— start Material shown —

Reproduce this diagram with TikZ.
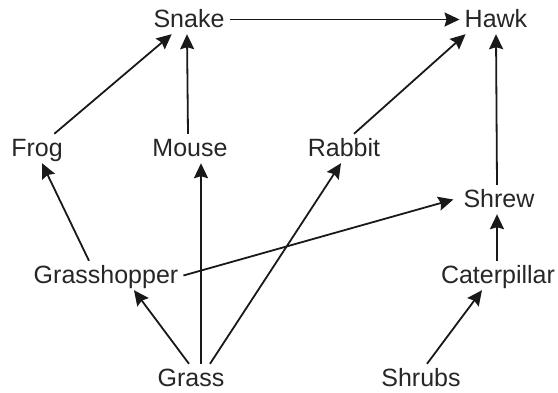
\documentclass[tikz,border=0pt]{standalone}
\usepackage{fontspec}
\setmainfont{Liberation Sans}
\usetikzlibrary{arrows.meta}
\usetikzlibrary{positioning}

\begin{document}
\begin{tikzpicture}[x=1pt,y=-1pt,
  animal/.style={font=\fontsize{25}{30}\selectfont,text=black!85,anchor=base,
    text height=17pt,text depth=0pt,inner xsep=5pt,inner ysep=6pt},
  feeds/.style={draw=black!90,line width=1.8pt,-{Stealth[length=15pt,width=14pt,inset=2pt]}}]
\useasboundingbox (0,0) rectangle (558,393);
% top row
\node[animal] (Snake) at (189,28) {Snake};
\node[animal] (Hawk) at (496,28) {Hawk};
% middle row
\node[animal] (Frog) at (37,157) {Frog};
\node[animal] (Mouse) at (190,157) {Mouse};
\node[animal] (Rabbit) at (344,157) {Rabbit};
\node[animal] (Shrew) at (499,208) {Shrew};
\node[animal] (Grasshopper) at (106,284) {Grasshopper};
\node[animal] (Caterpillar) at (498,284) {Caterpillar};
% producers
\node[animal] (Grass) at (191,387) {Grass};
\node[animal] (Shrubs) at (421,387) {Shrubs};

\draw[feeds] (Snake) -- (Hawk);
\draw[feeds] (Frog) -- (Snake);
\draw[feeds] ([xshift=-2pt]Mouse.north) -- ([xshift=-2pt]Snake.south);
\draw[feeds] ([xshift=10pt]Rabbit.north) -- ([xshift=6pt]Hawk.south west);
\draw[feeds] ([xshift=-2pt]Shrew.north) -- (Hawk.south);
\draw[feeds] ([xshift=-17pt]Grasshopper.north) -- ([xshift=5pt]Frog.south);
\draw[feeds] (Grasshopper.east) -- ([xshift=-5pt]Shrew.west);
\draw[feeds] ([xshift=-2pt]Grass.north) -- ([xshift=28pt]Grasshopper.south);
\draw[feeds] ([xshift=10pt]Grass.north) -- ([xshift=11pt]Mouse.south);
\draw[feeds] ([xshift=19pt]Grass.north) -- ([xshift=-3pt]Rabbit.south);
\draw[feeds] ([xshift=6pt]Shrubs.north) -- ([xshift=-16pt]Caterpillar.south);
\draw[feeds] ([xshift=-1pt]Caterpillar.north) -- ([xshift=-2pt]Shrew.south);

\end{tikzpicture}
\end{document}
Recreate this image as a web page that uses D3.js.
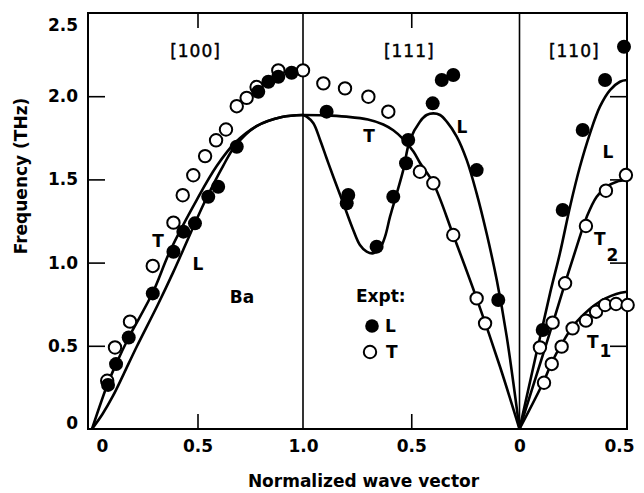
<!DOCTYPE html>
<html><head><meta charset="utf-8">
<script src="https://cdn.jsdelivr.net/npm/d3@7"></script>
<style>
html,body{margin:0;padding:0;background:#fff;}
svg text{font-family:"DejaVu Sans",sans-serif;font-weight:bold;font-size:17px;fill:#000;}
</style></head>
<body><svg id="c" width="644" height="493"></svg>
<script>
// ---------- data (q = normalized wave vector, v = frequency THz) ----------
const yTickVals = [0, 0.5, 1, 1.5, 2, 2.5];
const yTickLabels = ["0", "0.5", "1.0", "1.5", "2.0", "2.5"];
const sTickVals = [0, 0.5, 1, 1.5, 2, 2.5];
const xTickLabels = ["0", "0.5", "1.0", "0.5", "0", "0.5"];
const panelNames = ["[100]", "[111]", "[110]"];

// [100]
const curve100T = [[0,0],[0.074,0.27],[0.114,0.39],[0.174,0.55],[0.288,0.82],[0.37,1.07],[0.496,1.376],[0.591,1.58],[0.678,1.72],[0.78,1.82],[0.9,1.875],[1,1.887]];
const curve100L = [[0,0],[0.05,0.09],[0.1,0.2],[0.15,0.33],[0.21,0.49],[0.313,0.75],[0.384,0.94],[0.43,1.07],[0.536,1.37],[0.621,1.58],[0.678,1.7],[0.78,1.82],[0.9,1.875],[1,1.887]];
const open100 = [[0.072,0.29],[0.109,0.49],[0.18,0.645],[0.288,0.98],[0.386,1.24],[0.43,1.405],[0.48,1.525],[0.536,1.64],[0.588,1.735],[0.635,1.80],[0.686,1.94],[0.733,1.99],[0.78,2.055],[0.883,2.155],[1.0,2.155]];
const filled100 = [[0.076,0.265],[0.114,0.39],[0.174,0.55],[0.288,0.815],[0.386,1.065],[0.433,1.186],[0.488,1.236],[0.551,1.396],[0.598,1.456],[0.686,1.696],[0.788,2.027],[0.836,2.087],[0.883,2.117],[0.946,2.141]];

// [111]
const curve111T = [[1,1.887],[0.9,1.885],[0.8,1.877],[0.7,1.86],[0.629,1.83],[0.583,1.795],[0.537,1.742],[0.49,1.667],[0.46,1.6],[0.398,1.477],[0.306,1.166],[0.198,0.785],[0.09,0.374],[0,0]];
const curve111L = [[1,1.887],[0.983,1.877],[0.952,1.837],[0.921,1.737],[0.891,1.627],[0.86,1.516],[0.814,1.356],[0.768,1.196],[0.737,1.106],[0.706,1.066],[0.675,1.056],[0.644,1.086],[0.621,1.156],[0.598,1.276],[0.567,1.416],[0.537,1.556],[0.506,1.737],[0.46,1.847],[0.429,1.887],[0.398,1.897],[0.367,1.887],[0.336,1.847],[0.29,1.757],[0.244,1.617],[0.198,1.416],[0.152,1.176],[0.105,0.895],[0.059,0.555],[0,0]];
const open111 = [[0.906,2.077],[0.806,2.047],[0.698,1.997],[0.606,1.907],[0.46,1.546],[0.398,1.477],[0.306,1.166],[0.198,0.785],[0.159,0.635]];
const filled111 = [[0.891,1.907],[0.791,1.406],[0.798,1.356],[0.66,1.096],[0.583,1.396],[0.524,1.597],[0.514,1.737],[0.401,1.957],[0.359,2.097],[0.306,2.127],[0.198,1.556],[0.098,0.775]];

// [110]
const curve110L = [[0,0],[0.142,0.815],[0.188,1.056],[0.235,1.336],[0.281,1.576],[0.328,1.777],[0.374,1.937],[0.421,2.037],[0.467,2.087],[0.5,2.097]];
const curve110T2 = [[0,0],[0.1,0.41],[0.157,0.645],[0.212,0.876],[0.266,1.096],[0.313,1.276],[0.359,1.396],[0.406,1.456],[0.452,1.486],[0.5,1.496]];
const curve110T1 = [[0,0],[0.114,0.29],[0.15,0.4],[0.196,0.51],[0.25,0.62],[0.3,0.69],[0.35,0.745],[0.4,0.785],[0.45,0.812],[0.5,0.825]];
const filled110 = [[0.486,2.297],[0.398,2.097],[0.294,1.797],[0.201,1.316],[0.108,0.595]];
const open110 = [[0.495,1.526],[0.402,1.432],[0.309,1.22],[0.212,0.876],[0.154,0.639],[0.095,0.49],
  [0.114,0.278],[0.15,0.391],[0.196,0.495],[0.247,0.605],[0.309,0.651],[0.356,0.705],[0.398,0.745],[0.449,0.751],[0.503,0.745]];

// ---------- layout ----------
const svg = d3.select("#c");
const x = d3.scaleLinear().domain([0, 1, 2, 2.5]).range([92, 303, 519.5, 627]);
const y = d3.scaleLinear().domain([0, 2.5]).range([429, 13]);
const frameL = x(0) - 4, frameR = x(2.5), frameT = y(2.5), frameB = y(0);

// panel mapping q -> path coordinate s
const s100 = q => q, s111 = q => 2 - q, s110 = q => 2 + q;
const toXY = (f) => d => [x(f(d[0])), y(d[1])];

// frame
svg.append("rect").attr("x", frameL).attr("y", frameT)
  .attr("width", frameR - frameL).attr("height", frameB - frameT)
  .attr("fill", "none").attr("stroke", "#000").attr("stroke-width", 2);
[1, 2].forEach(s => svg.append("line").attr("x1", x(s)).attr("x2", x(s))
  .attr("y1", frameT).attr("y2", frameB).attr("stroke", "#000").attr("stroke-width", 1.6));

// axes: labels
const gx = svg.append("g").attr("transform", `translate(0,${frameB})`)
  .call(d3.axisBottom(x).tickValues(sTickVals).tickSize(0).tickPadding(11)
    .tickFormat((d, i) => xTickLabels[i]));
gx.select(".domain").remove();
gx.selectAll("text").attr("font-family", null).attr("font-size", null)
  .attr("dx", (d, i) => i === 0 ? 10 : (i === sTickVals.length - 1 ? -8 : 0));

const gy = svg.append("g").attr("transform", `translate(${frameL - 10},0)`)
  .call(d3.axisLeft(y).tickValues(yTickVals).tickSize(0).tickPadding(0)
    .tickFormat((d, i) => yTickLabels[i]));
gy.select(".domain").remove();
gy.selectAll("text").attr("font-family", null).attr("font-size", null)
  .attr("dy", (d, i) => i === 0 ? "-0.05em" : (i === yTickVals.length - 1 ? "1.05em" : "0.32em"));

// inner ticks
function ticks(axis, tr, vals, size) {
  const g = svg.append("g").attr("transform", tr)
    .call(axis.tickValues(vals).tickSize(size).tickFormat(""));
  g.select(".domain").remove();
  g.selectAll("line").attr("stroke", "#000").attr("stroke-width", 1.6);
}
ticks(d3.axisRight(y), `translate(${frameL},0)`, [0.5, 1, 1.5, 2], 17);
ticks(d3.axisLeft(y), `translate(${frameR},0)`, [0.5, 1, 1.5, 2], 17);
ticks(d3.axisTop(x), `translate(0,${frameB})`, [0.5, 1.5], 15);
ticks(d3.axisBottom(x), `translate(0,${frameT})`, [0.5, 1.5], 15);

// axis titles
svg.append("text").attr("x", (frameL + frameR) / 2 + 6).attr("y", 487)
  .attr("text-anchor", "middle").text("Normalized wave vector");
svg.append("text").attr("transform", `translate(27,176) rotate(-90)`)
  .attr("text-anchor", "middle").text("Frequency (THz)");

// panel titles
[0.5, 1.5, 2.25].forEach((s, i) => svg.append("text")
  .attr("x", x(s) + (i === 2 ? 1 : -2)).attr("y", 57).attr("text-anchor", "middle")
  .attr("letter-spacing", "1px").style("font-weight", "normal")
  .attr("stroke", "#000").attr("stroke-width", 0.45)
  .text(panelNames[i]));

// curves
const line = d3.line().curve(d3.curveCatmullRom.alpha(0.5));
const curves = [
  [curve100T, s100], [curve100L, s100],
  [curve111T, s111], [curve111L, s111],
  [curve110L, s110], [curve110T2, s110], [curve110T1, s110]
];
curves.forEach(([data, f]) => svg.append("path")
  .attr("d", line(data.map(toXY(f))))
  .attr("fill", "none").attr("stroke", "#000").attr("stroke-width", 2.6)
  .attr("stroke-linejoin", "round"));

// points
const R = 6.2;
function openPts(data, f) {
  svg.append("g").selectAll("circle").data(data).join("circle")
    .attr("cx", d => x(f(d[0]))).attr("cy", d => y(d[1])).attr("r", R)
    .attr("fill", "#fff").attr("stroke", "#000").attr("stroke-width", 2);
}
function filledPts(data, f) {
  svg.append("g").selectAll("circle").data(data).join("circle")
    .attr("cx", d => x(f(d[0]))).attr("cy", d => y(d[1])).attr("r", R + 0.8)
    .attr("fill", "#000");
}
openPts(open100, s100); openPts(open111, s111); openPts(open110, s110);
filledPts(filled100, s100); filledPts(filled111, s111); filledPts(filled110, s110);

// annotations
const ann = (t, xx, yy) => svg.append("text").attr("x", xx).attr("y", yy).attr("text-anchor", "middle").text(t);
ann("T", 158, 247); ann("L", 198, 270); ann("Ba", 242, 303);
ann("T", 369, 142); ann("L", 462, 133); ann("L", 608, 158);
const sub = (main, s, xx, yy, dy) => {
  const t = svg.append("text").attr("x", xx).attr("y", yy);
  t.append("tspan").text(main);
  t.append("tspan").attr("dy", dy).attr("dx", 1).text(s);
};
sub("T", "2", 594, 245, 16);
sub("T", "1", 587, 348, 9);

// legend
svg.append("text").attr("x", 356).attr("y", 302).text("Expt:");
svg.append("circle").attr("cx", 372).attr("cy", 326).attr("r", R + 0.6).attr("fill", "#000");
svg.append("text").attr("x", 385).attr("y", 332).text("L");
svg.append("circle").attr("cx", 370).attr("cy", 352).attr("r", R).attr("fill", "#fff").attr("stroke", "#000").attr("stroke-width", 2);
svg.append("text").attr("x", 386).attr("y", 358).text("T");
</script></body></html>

— end Material shown —
— start Material shown —

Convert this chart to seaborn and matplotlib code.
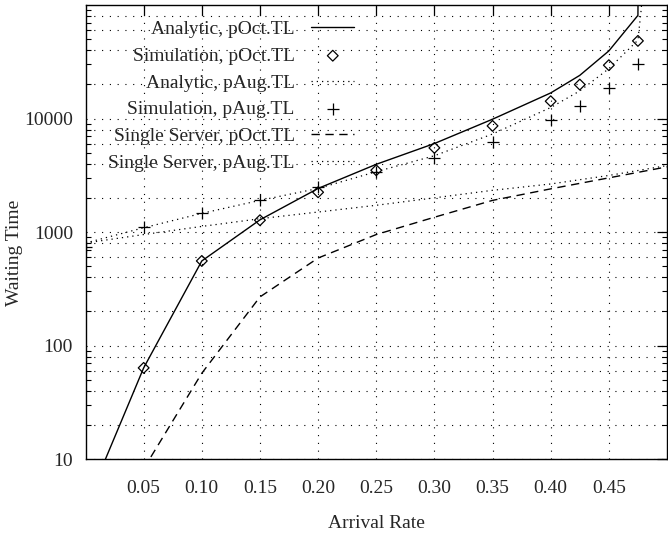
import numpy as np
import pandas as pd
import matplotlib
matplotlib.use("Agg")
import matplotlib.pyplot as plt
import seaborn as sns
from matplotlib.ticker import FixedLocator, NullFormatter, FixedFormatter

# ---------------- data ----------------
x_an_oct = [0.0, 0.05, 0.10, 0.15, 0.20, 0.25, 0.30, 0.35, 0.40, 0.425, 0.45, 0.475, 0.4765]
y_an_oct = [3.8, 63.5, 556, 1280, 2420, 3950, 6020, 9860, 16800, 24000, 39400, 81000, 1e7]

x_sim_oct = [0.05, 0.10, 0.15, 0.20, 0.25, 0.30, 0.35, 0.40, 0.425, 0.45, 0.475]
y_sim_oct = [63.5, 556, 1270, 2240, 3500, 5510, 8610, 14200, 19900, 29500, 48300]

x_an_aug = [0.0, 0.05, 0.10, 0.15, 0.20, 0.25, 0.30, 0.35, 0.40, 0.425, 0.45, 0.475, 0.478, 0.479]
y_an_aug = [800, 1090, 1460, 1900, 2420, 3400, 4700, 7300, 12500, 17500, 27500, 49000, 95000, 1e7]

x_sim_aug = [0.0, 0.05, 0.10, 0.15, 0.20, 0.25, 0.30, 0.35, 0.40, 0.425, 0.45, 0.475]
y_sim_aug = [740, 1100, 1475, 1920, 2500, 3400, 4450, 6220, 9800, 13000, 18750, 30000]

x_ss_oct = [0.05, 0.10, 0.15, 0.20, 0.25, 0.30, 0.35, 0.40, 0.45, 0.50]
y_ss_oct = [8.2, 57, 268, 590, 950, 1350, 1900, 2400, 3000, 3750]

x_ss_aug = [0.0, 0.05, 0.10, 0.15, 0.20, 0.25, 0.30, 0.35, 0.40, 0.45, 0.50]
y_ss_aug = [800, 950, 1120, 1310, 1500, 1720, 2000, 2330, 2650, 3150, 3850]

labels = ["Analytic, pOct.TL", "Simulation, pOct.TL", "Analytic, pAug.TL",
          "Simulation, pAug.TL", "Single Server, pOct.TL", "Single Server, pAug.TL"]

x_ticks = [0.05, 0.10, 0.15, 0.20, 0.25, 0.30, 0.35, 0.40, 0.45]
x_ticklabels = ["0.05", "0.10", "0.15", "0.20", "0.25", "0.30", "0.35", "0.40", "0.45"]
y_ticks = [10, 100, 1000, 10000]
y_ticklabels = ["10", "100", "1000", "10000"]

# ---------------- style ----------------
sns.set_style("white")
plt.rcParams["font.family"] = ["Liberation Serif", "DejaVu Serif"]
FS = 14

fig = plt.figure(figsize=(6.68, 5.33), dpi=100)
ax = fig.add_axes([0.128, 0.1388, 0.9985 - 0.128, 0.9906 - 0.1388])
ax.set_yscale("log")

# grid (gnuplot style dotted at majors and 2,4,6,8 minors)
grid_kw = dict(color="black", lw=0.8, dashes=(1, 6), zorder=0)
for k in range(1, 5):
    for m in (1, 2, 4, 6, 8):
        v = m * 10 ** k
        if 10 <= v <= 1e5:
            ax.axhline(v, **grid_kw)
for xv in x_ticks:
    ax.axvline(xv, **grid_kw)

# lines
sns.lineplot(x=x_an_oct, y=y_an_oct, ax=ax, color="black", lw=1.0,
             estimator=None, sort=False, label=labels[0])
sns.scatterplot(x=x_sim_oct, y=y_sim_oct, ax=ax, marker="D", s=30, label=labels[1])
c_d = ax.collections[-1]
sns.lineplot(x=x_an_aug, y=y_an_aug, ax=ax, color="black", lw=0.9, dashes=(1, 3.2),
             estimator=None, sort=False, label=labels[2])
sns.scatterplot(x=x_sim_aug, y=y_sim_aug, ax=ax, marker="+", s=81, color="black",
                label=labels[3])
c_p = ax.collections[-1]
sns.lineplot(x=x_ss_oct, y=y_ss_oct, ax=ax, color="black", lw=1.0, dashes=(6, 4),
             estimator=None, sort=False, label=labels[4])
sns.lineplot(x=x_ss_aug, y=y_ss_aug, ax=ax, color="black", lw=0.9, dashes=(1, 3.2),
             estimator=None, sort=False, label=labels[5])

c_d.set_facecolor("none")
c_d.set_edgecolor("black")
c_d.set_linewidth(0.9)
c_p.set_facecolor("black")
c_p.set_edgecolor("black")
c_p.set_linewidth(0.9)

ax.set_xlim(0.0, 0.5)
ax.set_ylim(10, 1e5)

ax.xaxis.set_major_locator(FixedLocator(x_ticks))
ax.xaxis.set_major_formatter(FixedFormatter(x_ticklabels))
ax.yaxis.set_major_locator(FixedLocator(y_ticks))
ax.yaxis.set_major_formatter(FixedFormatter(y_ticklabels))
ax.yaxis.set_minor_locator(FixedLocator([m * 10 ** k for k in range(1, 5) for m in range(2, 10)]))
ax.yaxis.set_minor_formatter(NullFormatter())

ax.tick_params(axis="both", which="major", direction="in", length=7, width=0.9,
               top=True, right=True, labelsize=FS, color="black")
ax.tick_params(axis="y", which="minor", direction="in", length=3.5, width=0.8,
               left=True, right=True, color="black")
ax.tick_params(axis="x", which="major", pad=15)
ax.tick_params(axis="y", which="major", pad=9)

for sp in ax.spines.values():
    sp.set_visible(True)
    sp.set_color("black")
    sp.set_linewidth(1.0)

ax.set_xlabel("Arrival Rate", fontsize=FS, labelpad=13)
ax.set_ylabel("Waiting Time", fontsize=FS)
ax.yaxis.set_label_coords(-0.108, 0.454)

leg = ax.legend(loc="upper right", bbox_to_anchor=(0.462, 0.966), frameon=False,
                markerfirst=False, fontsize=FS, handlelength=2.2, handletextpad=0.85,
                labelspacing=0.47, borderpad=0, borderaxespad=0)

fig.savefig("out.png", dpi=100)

— end Material shown —

What is expected. Give the number of lines in the records above that contain the word "matplotlib". Reply with that number alone.

Answer to this problem. 5